All of the data should be repeated exactly; pictures are not part of the copy.

-- Provided data start --

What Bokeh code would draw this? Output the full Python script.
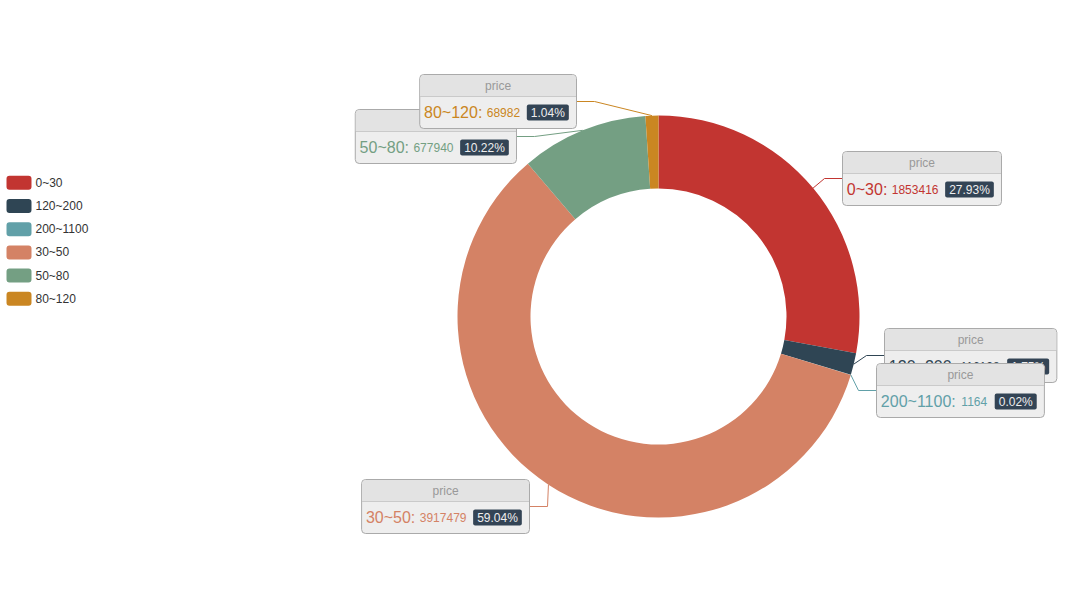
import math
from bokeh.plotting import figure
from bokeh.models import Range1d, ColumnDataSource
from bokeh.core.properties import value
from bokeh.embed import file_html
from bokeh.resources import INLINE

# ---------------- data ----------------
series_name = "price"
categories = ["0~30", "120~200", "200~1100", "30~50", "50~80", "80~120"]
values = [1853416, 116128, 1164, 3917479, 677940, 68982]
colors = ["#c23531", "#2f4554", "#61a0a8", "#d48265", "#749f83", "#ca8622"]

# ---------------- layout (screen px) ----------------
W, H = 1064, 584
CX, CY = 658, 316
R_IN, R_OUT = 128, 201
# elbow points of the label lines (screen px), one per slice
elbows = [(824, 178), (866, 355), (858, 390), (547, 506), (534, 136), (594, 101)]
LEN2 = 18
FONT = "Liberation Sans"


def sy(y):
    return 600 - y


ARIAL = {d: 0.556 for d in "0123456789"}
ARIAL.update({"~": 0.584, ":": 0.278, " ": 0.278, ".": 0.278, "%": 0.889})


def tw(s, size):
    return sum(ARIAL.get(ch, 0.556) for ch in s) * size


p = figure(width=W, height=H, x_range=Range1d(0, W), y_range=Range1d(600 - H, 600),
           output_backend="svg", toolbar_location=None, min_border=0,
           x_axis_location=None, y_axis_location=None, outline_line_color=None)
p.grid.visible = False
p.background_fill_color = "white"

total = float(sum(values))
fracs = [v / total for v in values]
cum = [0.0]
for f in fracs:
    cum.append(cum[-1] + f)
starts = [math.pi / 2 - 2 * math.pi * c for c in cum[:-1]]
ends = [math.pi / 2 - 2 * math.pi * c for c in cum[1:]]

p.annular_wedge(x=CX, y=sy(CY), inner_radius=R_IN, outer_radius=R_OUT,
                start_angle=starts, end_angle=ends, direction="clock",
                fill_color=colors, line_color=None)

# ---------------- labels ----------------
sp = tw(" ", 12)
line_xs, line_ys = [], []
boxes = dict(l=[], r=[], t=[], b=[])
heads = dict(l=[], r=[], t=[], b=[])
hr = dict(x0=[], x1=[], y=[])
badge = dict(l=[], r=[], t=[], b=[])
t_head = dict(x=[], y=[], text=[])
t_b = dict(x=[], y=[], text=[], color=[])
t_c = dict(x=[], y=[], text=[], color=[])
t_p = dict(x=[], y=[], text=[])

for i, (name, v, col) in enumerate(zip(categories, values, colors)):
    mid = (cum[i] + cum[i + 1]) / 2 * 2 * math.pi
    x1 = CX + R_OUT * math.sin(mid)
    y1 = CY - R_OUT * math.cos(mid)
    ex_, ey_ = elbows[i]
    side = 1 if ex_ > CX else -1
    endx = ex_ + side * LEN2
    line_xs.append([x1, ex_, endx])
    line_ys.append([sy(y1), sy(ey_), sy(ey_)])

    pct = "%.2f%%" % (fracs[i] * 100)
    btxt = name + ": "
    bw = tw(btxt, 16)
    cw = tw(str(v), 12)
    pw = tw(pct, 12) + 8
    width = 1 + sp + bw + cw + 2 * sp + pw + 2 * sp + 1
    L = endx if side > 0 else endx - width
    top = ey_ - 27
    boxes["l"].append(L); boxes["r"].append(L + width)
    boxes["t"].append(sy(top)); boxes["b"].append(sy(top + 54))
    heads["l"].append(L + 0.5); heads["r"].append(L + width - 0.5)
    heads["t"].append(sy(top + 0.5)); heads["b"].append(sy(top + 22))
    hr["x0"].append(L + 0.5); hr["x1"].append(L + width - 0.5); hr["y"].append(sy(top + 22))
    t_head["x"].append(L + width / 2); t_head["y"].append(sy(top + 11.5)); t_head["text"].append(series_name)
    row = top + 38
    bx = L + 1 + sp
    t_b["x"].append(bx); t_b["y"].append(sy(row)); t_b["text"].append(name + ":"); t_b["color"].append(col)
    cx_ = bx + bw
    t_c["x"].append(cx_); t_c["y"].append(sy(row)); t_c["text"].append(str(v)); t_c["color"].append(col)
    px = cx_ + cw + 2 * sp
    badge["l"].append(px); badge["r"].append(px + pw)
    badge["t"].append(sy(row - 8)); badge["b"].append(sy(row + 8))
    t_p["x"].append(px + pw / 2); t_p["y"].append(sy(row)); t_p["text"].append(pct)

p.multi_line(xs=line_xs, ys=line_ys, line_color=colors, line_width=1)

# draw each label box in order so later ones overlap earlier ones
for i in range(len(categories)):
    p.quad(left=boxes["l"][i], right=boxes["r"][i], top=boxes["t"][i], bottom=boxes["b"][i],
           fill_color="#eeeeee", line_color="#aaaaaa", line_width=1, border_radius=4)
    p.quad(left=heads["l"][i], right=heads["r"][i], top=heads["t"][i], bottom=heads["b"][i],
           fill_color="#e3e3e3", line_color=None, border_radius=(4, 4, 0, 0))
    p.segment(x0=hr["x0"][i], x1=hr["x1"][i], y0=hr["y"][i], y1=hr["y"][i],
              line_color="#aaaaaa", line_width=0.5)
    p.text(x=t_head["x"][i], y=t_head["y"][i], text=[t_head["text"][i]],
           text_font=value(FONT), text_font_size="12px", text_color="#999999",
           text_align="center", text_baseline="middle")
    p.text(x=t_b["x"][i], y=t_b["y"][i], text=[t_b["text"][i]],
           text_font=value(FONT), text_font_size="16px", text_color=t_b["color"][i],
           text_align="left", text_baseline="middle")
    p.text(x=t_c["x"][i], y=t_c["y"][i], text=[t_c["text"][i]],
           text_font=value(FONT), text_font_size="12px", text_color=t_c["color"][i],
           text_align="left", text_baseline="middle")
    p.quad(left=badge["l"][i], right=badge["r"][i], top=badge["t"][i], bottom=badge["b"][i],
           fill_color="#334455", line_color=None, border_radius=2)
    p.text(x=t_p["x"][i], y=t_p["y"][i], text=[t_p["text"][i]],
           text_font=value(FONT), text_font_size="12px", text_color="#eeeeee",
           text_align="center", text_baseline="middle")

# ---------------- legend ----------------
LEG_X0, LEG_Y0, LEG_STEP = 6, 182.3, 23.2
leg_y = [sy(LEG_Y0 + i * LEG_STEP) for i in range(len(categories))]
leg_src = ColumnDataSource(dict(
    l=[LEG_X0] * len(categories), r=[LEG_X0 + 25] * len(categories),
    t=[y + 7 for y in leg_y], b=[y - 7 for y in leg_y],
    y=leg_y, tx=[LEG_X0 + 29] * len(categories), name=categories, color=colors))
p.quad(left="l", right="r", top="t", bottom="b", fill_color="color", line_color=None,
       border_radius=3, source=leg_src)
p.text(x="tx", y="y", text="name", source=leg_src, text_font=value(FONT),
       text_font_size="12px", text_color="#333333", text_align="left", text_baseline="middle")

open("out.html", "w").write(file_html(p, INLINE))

-- Provided data end --

**Solution to the problem:**
What Bokeh code would draw this? Output the full Python script.
import math
from bokeh.plotting import figure
from bokeh.models import Range1d, ColumnDataSource
from bokeh.core.properties import value
from bokeh.embed import file_html
from bokeh.resources import INLINE

# ---------------- data ----------------
series_name = "price"
categories = ["0~30", "120~200", "200~1100", "30~50", "50~80", "80~120"]
values = [1853416, 116128, 1164, 3917479, 677940, 68982]
colors = ["#c23531", "#2f4554", "#61a0a8", "#d48265", "#749f83", "#ca8622"]

# ---------------- layout (screen px) ----------------
W, H = 1064, 584
CX, CY = 658, 316
R_IN, R_OUT = 128, 201
# elbow points of the label lines (screen px), one per slice
elbows = [(824, 178), (866, 355), (858, 390), (547, 506), (534, 136), (594, 101)]
LEN2 = 18
FONT = "Liberation Sans"


def sy(y):
    return 600 - y


ARIAL = {d: 0.556 for d in "0123456789"}
ARIAL.update({"~": 0.584, ":": 0.278, " ": 0.278, ".": 0.278, "%": 0.889})


def tw(s, size):
    return sum(ARIAL.get(ch, 0.556) for ch in s) * size


p = figure(width=W, height=H, x_range=Range1d(0, W), y_range=Range1d(600 - H, 600),
           output_backend="svg", toolbar_location=None, min_border=0,
           x_axis_location=None, y_axis_location=None, outline_line_color=None)
p.grid.visible = False
p.background_fill_color = "white"

total = float(sum(values))
fracs = [v / total for v in values]
cum = [0.0]
for f in fracs:
    cum.append(cum[-1] + f)
starts = [math.pi / 2 - 2 * math.pi * c for c in cum[:-1]]
ends = [math.pi / 2 - 2 * math.pi * c for c in cum[1:]]

p.annular_wedge(x=CX, y=sy(CY), inner_radius=R_IN, outer_radius=R_OUT,
                start_angle=starts, end_angle=ends, direction="clock",
                fill_color=colors, line_color=None)

# ---------------- labels ----------------
sp = tw(" ", 12)
line_xs, line_ys = [], []
boxes = dict(l=[], r=[], t=[], b=[])
heads = dict(l=[], r=[], t=[], b=[])
hr = dict(x0=[], x1=[], y=[])
badge = dict(l=[], r=[], t=[], b=[])
t_head = dict(x=[], y=[], text=[])
t_b = dict(x=[], y=[], text=[], color=[])
t_c = dict(x=[], y=[], text=[], color=[])
t_p = dict(x=[], y=[], text=[])

for i, (name, v, col) in enumerate(zip(categories, values, colors)):
    mid = (cum[i] + cum[i + 1]) / 2 * 2 * math.pi
    x1 = CX + R_OUT * math.sin(mid)
    y1 = CY - R_OUT * math.cos(mid)
    ex_, ey_ = elbows[i]
    side = 1 if ex_ > CX else -1
    endx = ex_ + side * LEN2
    line_xs.append([x1, ex_, endx])
    line_ys.append([sy(y1), sy(ey_), sy(ey_)])

    pct = "%.2f%%" % (fracs[i] * 100)
    btxt = name + ": "
    bw = tw(btxt, 16)
    cw = tw(str(v), 12)
    pw = tw(pct, 12) + 8
    width = 1 + sp + bw + cw + 2 * sp + pw + 2 * sp + 1
    L = endx if side > 0 else endx - width
    top = ey_ - 27
    boxes["l"].append(L); boxes["r"].append(L + width)
    boxes["t"].append(sy(top)); boxes["b"].append(sy(top + 54))
    heads["l"].append(L + 0.5); heads["r"].append(L + width - 0.5)
    heads["t"].append(sy(top + 0.5)); heads["b"].append(sy(top + 22))
    hr["x0"].append(L + 0.5); hr["x1"].append(L + width - 0.5); hr["y"].append(sy(top + 22))
    t_head["x"].append(L + width / 2); t_head["y"].append(sy(top + 11.5)); t_head["text"].append(series_name)
    row = top + 38
    bx = L + 1 + sp
    t_b["x"].append(bx); t_b["y"].append(sy(row)); t_b["text"].append(name + ":"); t_b["color"].append(col)
    cx_ = bx + bw
    t_c["x"].append(cx_); t_c["y"].append(sy(row)); t_c["text"].append(str(v)); t_c["color"].append(col)
    px = cx_ + cw + 2 * sp
    badge["l"].append(px); badge["r"].append(px + pw)
    badge["t"].append(sy(row - 8)); badge["b"].append(sy(row + 8))
    t_p["x"].append(px + pw / 2); t_p["y"].append(sy(row)); t_p["text"].append(pct)

p.multi_line(xs=line_xs, ys=line_ys, line_color=colors, line_width=1)

# draw each label box in order so later ones overlap earlier ones
for i in range(len(categories)):
    p.quad(left=boxes["l"][i], right=boxes["r"][i], top=boxes["t"][i], bottom=boxes["b"][i],
           fill_color="#eeeeee", line_color="#aaaaaa", line_width=1, border_radius=4)
    p.quad(left=heads["l"][i], right=heads["r"][i], top=heads["t"][i], bottom=heads["b"][i],
           fill_color="#e3e3e3", line_color=None, border_radius=(4, 4, 0, 0))
    p.segment(x0=hr["x0"][i], x1=hr["x1"][i], y0=hr["y"][i], y1=hr["y"][i],
              line_color="#aaaaaa", line_width=0.5)
    p.text(x=t_head["x"][i], y=t_head["y"][i], text=[t_head["text"][i]],
           text_font=value(FONT), text_font_size="12px", text_color="#999999",
           text_align="center", text_baseline="middle")
    p.text(x=t_b["x"][i], y=t_b["y"][i], text=[t_b["text"][i]],
           text_font=value(FONT), text_font_size="16px", text_color=t_b["color"][i],
           text_align="left", text_baseline="middle")
    p.text(x=t_c["x"][i], y=t_c["y"][i], text=[t_c["text"][i]],
           text_font=value(FONT), text_font_size="12px", text_color=t_c["color"][i],
           text_align="left", text_baseline="middle")
    p.quad(left=badge["l"][i], right=badge["r"][i], top=badge["t"][i], bottom=badge["b"][i],
           fill_color="#334455", line_color=None, border_radius=2)
    p.text(x=t_p["x"][i], y=t_p["y"][i], text=[t_p["text"][i]],
           text_font=value(FONT), text_font_size="12px", text_color="#eeeeee",
           text_align="center", text_baseline="middle")

# ---------------- legend ----------------
LEG_X0, LEG_Y0, LEG_STEP = 6, 182.3, 23.2
leg_y = [sy(LEG_Y0 + i * LEG_STEP) for i in range(len(categories))]
leg_src = ColumnDataSource(dict(
    l=[LEG_X0] * len(categories), r=[LEG_X0 + 25] * len(categories),
    t=[y + 7 for y in leg_y], b=[y - 7 for y in leg_y],
    y=leg_y, tx=[LEG_X0 + 29] * len(categories), name=categories, color=colors))
p.quad(left="l", right="r", top="t", bottom="b", fill_color="color", line_color=None,
       border_radius=3, source=leg_src)
p.text(x="tx", y="y", text="name", source=leg_src, text_font=value(FONT),
       text_font_size="12px", text_color="#333333", text_align="left", text_baseline="middle")

open("out.html", "w").write(file_html(p, INLINE))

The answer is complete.